* BEGIN INPUT RECORDS *

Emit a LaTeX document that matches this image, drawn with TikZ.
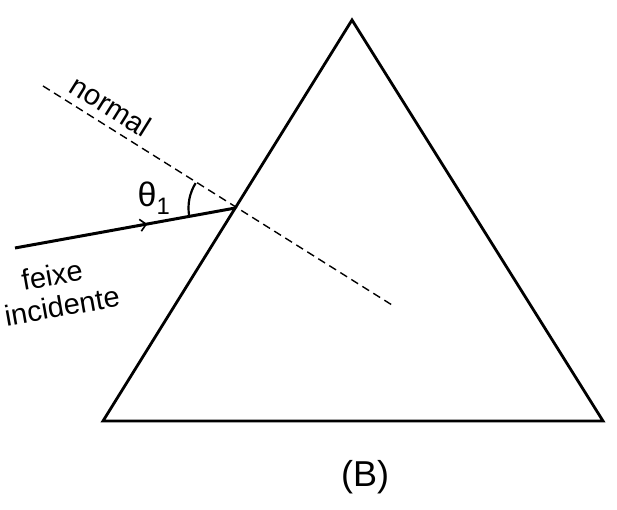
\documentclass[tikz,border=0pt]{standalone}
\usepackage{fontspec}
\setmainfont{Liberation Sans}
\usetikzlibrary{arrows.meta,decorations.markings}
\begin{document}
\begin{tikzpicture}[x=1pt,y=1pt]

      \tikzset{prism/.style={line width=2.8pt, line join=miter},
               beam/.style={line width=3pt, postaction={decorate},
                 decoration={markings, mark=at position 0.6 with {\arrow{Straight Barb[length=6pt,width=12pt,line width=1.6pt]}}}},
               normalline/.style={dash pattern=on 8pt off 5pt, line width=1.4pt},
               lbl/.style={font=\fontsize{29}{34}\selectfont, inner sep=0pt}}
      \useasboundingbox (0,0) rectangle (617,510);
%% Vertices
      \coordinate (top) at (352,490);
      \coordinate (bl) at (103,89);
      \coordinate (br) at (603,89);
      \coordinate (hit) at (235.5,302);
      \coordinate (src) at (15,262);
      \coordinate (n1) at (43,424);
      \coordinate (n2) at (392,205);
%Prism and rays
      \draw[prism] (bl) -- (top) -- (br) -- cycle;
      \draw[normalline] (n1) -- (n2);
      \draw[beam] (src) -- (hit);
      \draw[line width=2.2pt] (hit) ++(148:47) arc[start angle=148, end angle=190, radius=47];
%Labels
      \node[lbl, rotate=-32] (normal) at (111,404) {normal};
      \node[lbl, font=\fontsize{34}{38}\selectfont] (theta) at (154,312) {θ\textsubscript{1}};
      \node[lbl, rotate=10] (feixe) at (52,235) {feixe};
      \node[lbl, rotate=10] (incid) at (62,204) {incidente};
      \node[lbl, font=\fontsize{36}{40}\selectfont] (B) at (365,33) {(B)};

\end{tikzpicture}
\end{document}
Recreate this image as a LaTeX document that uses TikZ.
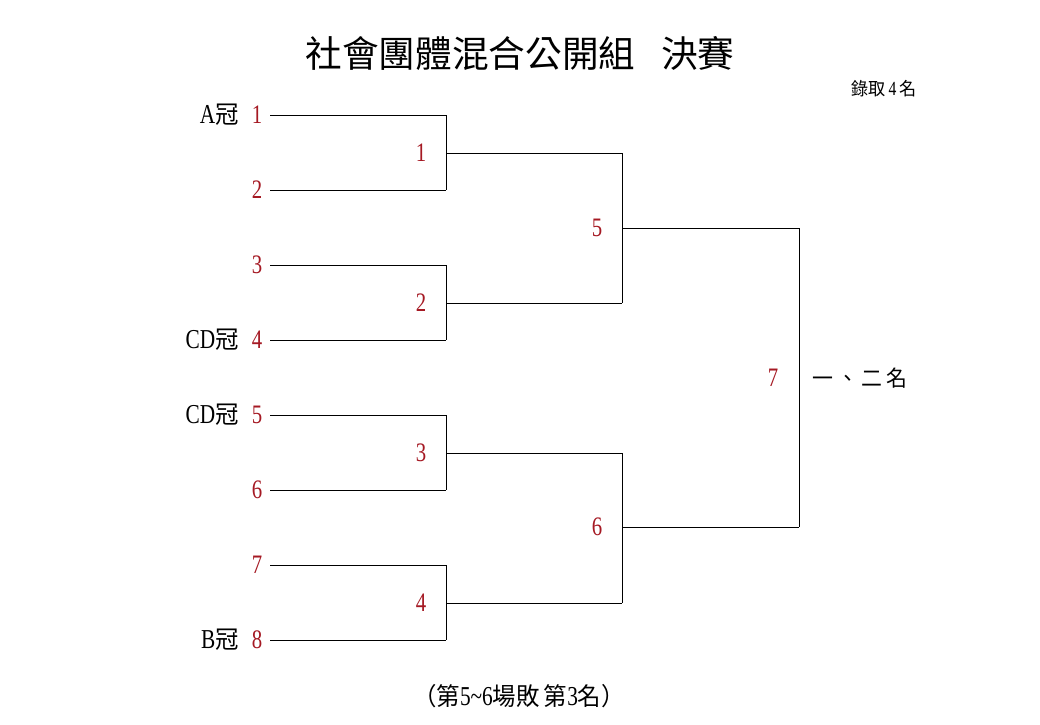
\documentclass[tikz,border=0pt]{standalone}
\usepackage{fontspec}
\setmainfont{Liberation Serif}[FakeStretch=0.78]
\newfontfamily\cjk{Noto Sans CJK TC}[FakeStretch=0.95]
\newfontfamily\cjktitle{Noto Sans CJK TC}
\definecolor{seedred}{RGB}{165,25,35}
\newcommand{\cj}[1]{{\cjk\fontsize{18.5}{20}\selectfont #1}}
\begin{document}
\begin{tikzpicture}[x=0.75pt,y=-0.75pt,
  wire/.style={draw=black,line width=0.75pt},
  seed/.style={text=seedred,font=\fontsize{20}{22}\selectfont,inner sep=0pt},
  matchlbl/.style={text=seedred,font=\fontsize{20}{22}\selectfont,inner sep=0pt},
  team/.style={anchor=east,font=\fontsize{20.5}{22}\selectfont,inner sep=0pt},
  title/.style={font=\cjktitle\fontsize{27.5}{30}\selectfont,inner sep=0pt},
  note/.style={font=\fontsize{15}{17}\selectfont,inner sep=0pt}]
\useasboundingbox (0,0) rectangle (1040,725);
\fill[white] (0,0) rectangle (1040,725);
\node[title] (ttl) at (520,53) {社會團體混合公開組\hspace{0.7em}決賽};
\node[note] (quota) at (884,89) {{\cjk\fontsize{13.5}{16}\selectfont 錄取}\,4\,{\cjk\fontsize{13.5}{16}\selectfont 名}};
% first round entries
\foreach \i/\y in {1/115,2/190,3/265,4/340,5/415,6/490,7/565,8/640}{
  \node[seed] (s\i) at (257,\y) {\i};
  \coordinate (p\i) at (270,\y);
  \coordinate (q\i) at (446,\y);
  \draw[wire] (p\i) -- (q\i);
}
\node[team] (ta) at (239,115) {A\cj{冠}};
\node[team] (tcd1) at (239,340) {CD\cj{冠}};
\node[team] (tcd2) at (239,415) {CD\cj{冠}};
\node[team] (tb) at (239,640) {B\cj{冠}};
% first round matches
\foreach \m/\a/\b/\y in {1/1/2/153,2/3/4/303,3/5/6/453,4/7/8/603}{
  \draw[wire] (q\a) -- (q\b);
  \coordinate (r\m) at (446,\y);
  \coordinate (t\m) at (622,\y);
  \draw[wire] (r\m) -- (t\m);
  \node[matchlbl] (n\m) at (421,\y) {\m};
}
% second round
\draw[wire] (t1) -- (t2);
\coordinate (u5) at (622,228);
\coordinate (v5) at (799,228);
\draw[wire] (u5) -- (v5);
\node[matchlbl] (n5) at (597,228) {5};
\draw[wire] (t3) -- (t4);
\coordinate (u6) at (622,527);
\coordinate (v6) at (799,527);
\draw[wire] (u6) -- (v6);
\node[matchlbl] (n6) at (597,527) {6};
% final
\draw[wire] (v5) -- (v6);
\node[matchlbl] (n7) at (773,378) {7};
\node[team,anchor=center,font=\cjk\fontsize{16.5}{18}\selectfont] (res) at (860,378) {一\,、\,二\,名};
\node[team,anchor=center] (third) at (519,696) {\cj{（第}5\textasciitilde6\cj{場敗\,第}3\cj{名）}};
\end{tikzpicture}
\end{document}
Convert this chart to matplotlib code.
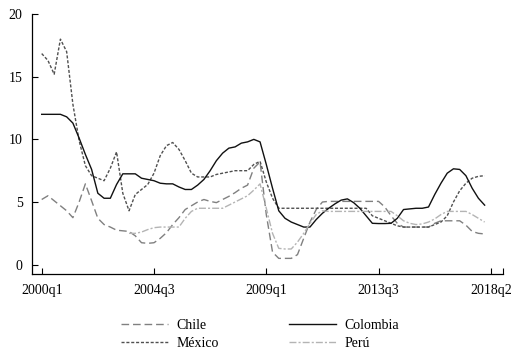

* END INPUT RECORDS *

WHAT TO DO —
A faithful copy of the records above is needed, with the pictures left out.

WORKED ANSWER —
Emit a LaTeX document that matches this image, drawn with TikZ.
\documentclass[tikz,border=0pt]{standalone}
\usepackage{fontspec}
\setmainfont{Liberation Sans}
\usetikzlibrary{arrows.meta,decorations.markings}
\begin{document}
\begin{tikzpicture}[x=1pt,y=1pt]

      \tikzset{prism/.style={line width=2.8pt, line join=miter},
               beam/.style={line width=3pt, postaction={decorate},
                 decoration={markings, mark=at position 0.6 with {\arrow{Straight Barb[length=6pt,width=12pt,line width=1.6pt]}}}},
               normalline/.style={dash pattern=on 8pt off 5pt, line width=1.4pt},
               lbl/.style={font=\fontsize{29}{34}\selectfont, inner sep=0pt}}
      \useasboundingbox (0,0) rectangle (617,510);
%% Vertices
      \coordinate (top) at (352,490);
      \coordinate (bl) at (103,89);
      \coordinate (br) at (603,89);
      \coordinate (hit) at (235.5,302);
      \coordinate (src) at (15,262);
      \coordinate (n1) at (43,424);
      \coordinate (n2) at (392,205);
%Prism and rays
      \draw[prism] (bl) -- (top) -- (br) -- cycle;
      \draw[normalline] (n1) -- (n2);
      \draw[beam] (src) -- (hit);
      \draw[line width=2.2pt] (hit) ++(148:47) arc[start angle=148, end angle=190, radius=47];
%Labels
      \node[lbl, rotate=-32] (normal) at (111,404) {normal};
      \node[lbl, font=\fontsize{34}{38}\selectfont] (theta) at (154,312) {θ\textsubscript{1}};
      \node[lbl, rotate=10] (feixe) at (52,235) {feixe};
      \node[lbl, rotate=10] (incid) at (62,204) {incidente};
      \node[lbl, font=\fontsize{36}{40}\selectfont] (B) at (365,33) {(B)};

\end{tikzpicture}
\end{document}
Recreate this image as a LaTeX document that uses TikZ.
\documentclass[tikz,border=0pt]{standalone}
\usepackage{fontspec}
\setmainfont{Liberation Serif}[FakeStretch=0.78]
\newfontfamily\cjk{Noto Sans CJK TC}[FakeStretch=0.95]
\newfontfamily\cjktitle{Noto Sans CJK TC}
\definecolor{seedred}{RGB}{165,25,35}
\newcommand{\cj}[1]{{\cjk\fontsize{18.5}{20}\selectfont #1}}
\begin{document}
\begin{tikzpicture}[x=0.75pt,y=-0.75pt,
  wire/.style={draw=black,line width=0.75pt},
  seed/.style={text=seedred,font=\fontsize{20}{22}\selectfont,inner sep=0pt},
  matchlbl/.style={text=seedred,font=\fontsize{20}{22}\selectfont,inner sep=0pt},
  team/.style={anchor=east,font=\fontsize{20.5}{22}\selectfont,inner sep=0pt},
  title/.style={font=\cjktitle\fontsize{27.5}{30}\selectfont,inner sep=0pt},
  note/.style={font=\fontsize{15}{17}\selectfont,inner sep=0pt}]
\useasboundingbox (0,0) rectangle (1040,725);
\fill[white] (0,0) rectangle (1040,725);
\node[title] (ttl) at (520,53) {社會團體混合公開組\hspace{0.7em}決賽};
\node[note] (quota) at (884,89) {{\cjk\fontsize{13.5}{16}\selectfont 錄取}\,4\,{\cjk\fontsize{13.5}{16}\selectfont 名}};
% first round entries
\foreach \i/\y in {1/115,2/190,3/265,4/340,5/415,6/490,7/565,8/640}{
  \node[seed] (s\i) at (257,\y) {\i};
  \coordinate (p\i) at (270,\y);
  \coordinate (q\i) at (446,\y);
  \draw[wire] (p\i) -- (q\i);
}
\node[team] (ta) at (239,115) {A\cj{冠}};
\node[team] (tcd1) at (239,340) {CD\cj{冠}};
\node[team] (tcd2) at (239,415) {CD\cj{冠}};
\node[team] (tb) at (239,640) {B\cj{冠}};
% first round matches
\foreach \m/\a/\b/\y in {1/1/2/153,2/3/4/303,3/5/6/453,4/7/8/603}{
  \draw[wire] (q\a) -- (q\b);
  \coordinate (r\m) at (446,\y);
  \coordinate (t\m) at (622,\y);
  \draw[wire] (r\m) -- (t\m);
  \node[matchlbl] (n\m) at (421,\y) {\m};
}
% second round
\draw[wire] (t1) -- (t2);
\coordinate (u5) at (622,228);
\coordinate (v5) at (799,228);
\draw[wire] (u5) -- (v5);
\node[matchlbl] (n5) at (597,228) {5};
\draw[wire] (t3) -- (t4);
\coordinate (u6) at (622,527);
\coordinate (v6) at (799,527);
\draw[wire] (u6) -- (v6);
\node[matchlbl] (n6) at (597,527) {6};
% final
\draw[wire] (v5) -- (v6);
\node[matchlbl] (n7) at (773,378) {7};
\node[team,anchor=center,font=\cjk\fontsize{16.5}{18}\selectfont] (res) at (860,378) {一\,、\,二\,名};
\node[team,anchor=center] (third) at (519,696) {\cj{（第}5\textasciitilde6\cj{場敗\,第}3\cj{名）}};
\end{tikzpicture}
\end{document}
Convert this chart to matplotlib code.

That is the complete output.